Premiere Global Services, Inc., formerly Ptek Holdings, Inc., is a leading global provider of innovative business communications and data services. Customers use our ASP platform to conduct traditional and VoIP-based collaboration sessions and to process and deliver large quantities of individualized, business critical information. Premiere Global offers outsourced document delivery, data capture, alerts/notifications and campaign management solutions that automate customers' business processes and improve efficiency levels enterprise-wide. We also offer a full suite of conferencing solutions, including automated, operator-assisted and Web collaboration services that enable customers to communicate real-time via our advanced, open standards global conferencing platform.

Premiere Global serves more than 46,000 corporate accounts in nearly every business sector, throughout 18 countries worldwide. Our corporate headquarters is located at 3399 Peachtree Road NE, Suite 700, Atlanta, GA 30326. Additional information can be found at www.pgi.com.

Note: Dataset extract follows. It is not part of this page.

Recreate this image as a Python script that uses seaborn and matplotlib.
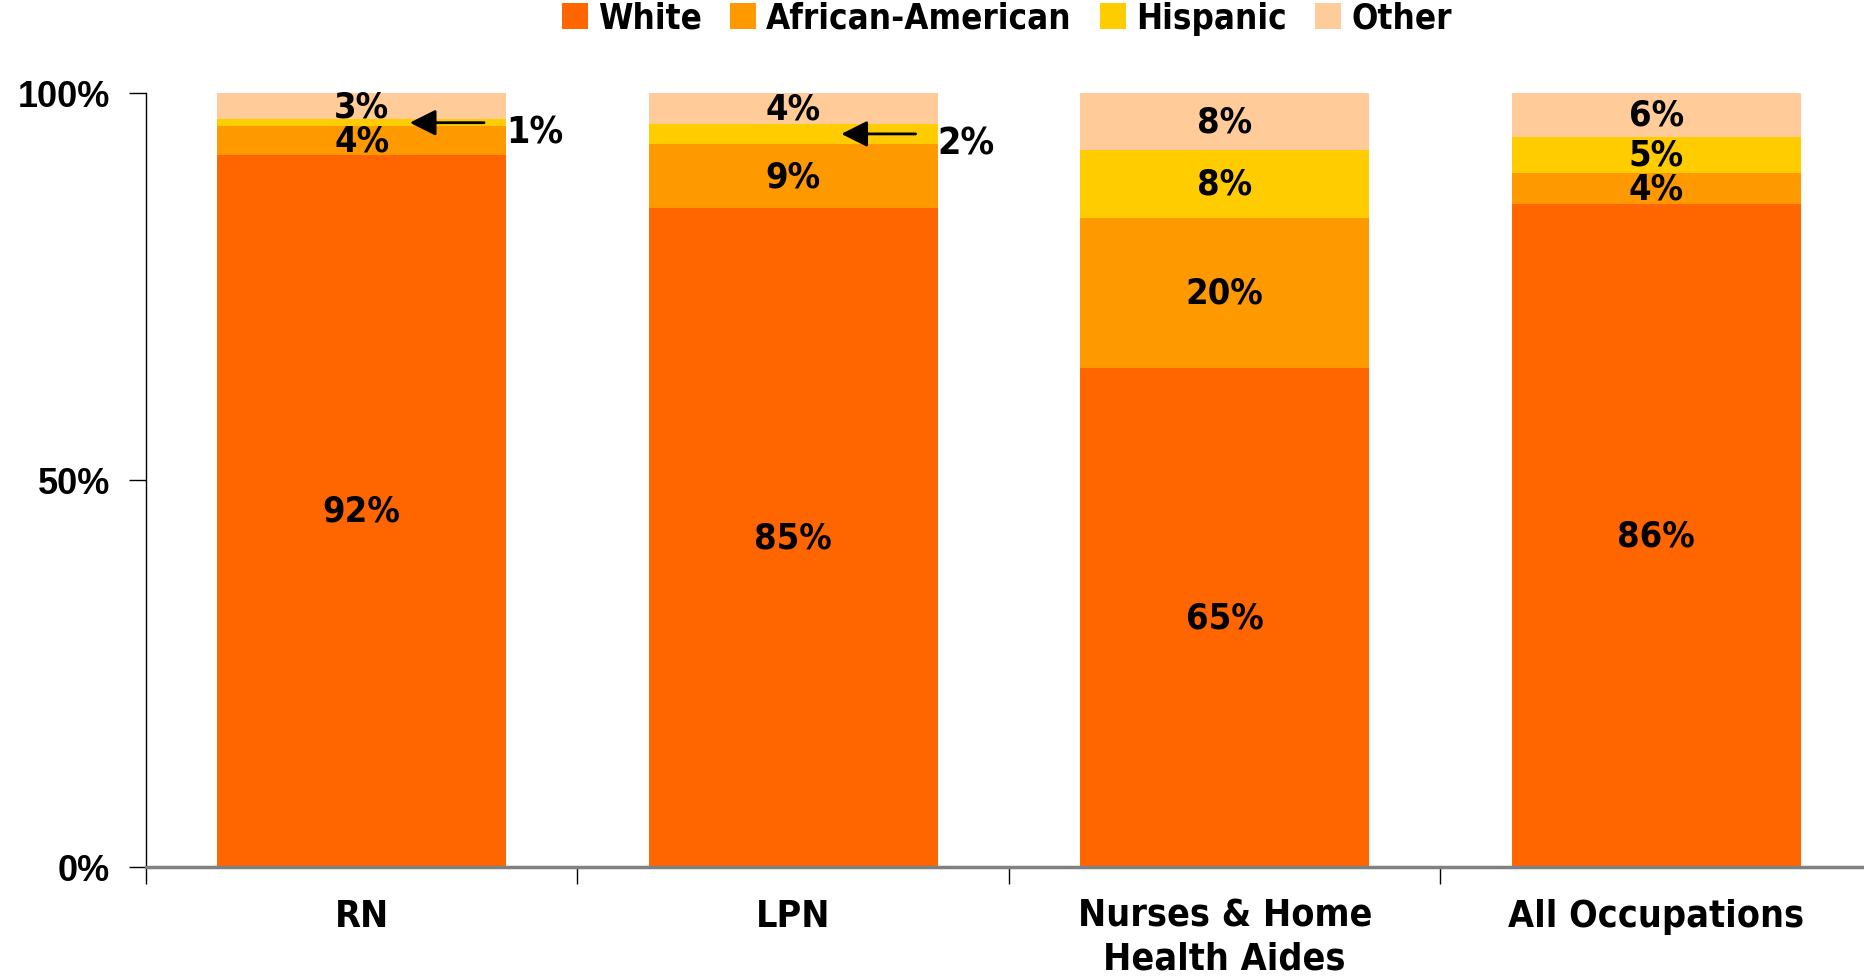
import pandas as pd
import matplotlib
matplotlib.use('Agg')
import matplotlib.pyplot as plt
from matplotlib.patches import Patch
import seaborn as sns

# values (percent of each occupation)
categories = ['RN', 'LPN', 'Nurses & Home\nHealth Aides', 'All Occupations']
groups = ['White', 'African-American', 'Hispanic', 'Other']
white = [92.0, 85.1, 64.5, 85.7]
african_american = [3.7, 8.3, 19.4, 4.0]
hispanic = [0.9, 2.6, 8.7, 4.6]
other = [3.4, 4.0, 7.4, 5.7]

# printed labels
white_lbl = ['92%', '85%', '65%', '86%']
aa_lbl = ['4%', '9%', '20%', '4%']
hisp_lbl = [None, None, '8%', '5%']
other_lbl = ['3%', '4%', '8%', '6%']
small_hisp_lbl = {0: '1%', 1: '2%'}

colors = ['#FF6600', '#FF9900', '#FFCC00', '#FFCC99']

sns.set_style('white')
plt.rcParams['font.family'] = ['Liberation Sans', 'DejaVu Sans']
plt.rcParams['font.weight'] = 'bold'
plt.rcParams['text.color'] = 'black'
plt.rcParams['xtick.labelcolor'] = 'black'
plt.rcParams['ytick.labelcolor'] = 'black'

narrow = dict(family='DejaVu Sans', stretch='condensed', weight='bold')

df = pd.DataFrame({'cat': categories, 'White': white,
                   'African-American': african_american,
                   'Hispanic': hispanic, 'Other': other})

fig = plt.figure(figsize=(18.64, 9.78), dpi=100)
ax = fig.add_axes([0.0783, 0.1125, 0.926, 0.7915])

# stacked bars: draw cumulative totals from the top down
cum = df[groups].cumsum(axis=1)
for g, c in reversed(list(zip(groups, colors))):
    sns.barplot(x=df['cat'], y=cum[g], color=c, width=0.67, ax=ax,
                saturation=1, linewidth=0, order=categories)

# segment labels
bottoms = [0, 0, 0, 0]
for vals, lbls in zip([white, african_american, hispanic, other],
                      [white_lbl, aa_lbl, hisp_lbl, other_lbl]):
    for i, (v, l) in enumerate(zip(vals, lbls)):
        if l:
            ax.text(i, bottoms[i] + v / 2, l, ha='center', va='center',
                    fontsize=26, **narrow)
        bottoms[i] += v

# arrows for the thin Hispanic slices
for i, l in small_hisp_lbl.items():
    y = white[i] + african_american[i] + hispanic[i] / 2
    ax.annotate('', xy=(i + 0.105, y), xytext=(i + 0.29, y),
                arrowprops=dict(arrowstyle='-|>', color='black', lw=2,
                                mutation_scale=40))
    ax.text(i + 0.4, y - 1.3, l, ha='center', va='center',
            fontsize=27, **narrow)

ax.set_xlim(-0.5, 3.5)
ax.set_ylim(0, 100)
ax.set_yticks([0, 50, 100])
ax.set_yticklabels(['0%', '50%', '100%'], fontsize=26, fontweight='bold',
                   family='Liberation Sans')
ax.set_xticks(range(4))
ax.set_xticklabels(categories, fontsize=27, linespacing=1.25, **narrow)
ax.set_xticks([-0.5, 0.5, 1.5, 2.5], minor=True)
ax.tick_params(axis='x', which='major', length=0, pad=22)
ax.tick_params(axis='x', which='minor', length=12, width=1, color='black',
               direction='out', bottom=True)
ax.tick_params(axis='y', length=12, width=1, color='black', direction='out',
               left=True, pad=14)
ax.set_xlabel('')
ax.set_ylabel('')

sns.despine(ax=ax, top=True, right=True)
ax.spines['left'].set_color('black')
ax.spines['left'].set_linewidth(1)
ax.spines['bottom'].set_color('#808080')
ax.spines['bottom'].set_linewidth(2.5)

handles = [Patch(facecolor=c, edgecolor='none', label=g) for g, c in zip(groups, colors)]
fig.legend(handles=handles, loc='upper center', bbox_to_anchor=(0.54, 1.03),
           ncol=4, frameon=False, handlelength=0.75, handleheight=0.75,
           handletextpad=0.3, columnspacing=0.8,
           prop=dict(size=25, **narrow))

fig.savefig('out.png', dpi=100)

Forward-looking and cautionary statements

Statements made in this press release, other than those concerning historical information, should be considered forward-looking and subject to various risks and uncertainties. Such forward-looking statements are made pursuant to the "safe harbor" provisions of the Private Securities Litigation Reform Act of 1995 and are made based on management's current expectations or beliefs as well as assumptions made by, and information currently available to, management. A variety of factors could cause actual results to differ materially from those anticipated in Premiere Global Services' forward-looking statements, including, but not limited to, the following factors: competitive pressures, including pricing pressures; technological change; the development of alternatives to our services; market acceptance of our new services and enhancements; integration of acquired companies; service interruptions; increased financial leverage; our dependence on our subsidiaries for cash flow; continued weakness in our legacy broadcast fax business; foreign currency exchange rates; possible adverse results of pending or future litigation or infringement claims; federal or state legislative or regulatory changes; general domestic and international economic, business or political conditions; and other factors described from time to time in our press releases, reports and other filings with the SEC, including but not limited the "Risk Factors" section of our Annual Report on Form 10-K for the year ended December 31, 2005 and our Quarterly Reports on Form 10-Q for the quarters ended March 31, 2006 and September 30, 2006. All forward-looking statements attributable to us or a person acting on our behalf are expressly qualified in their entirety by this cautionary statement.